New Copenhagen Metro lines open

Officially opened by King Frederik X on June 22nd, five new stations have extended Copenhagen’s M4 Metro line and can now be used by passengers.

The new stations — Havneholmen, Enghave Brygge, Sluseholmen, Mozarts Plads and Copenhagen South — link Copenhagen Central Station to southern suburb Valby.

The new line will allow people to travel from Copenhagen South in Valby to the Rådhuspladsen in central Copenhagen in anout 10 minutes and to get from Copenhagen South to Frederiksberg at the other end of the M4 line in about 17 minutes.

The total metro network now consists of 44 stations spread over 43 kilometres of track.

Vig Festival

The Vig music festival will be held between July 10th and July 13th in the northwestern part of Zealand, with Infernal, Gobs, Zar Paulo, Mads Christian, ISSE, Gabriel Jacobsen, and Rasmus Seebach all on the bill. 

Tickets: A one-day ticket costs between 925 kroner and 1,025 kroner depending on the day you attend.

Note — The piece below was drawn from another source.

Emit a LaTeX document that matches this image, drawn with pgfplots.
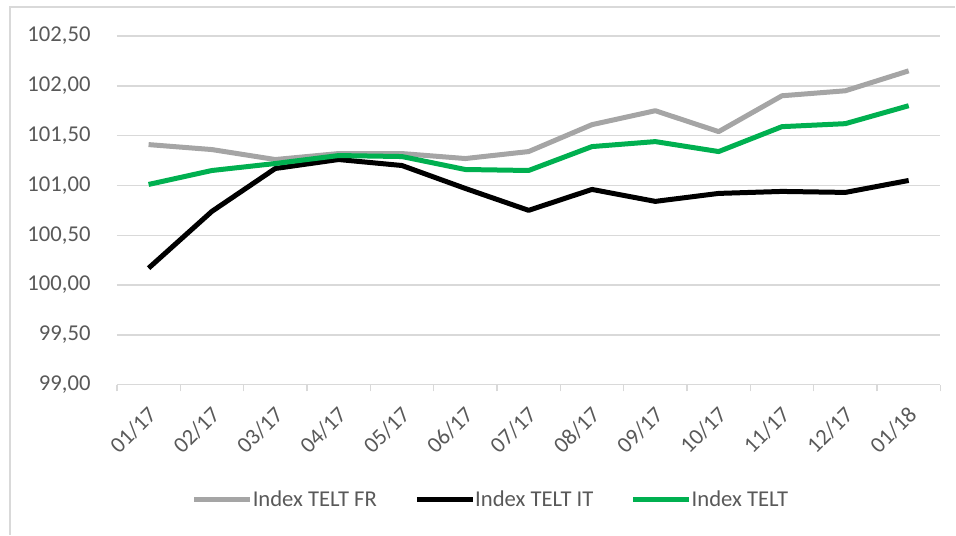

Children up to the age of 11 can enter for free, as long as they are accompanied by a paying adult.

A full festival three-day ticket costs between 1,375 kroner and 1,825 kroner, depending how early/late you buy. A full festival family ticket for one adult (18+) plus a child aged 12-15, costs 2,125 kroner.

Copenhagen Jazz Festival (and Aarhus and Aero) 

The streets of Copenhagen will hum with the groovy sound of summer jazz as the latest edition of the Copenhagen Jazz Festival begins on July 5th and continues for ten days until July 15th.

The annual festival is unique in that it does not have a specific location, but is played out in parks, on squares and in bars (and, of course, jazz clubs) across the capital. The size of the venues ranges equally from intimate and spontaneous to major concert halls.

Over 1,200 concerts are scheduled to take place across 120 venues and you can check out the programme on the event’s website.

For those of you who really cannot get enough jazz, there’s also the International Jazz Festival in Aarhus from July 13th to july 20th and the Ærø Jazz Festival on one of the idyllic islands south of Funen from July 31st to August 3rd.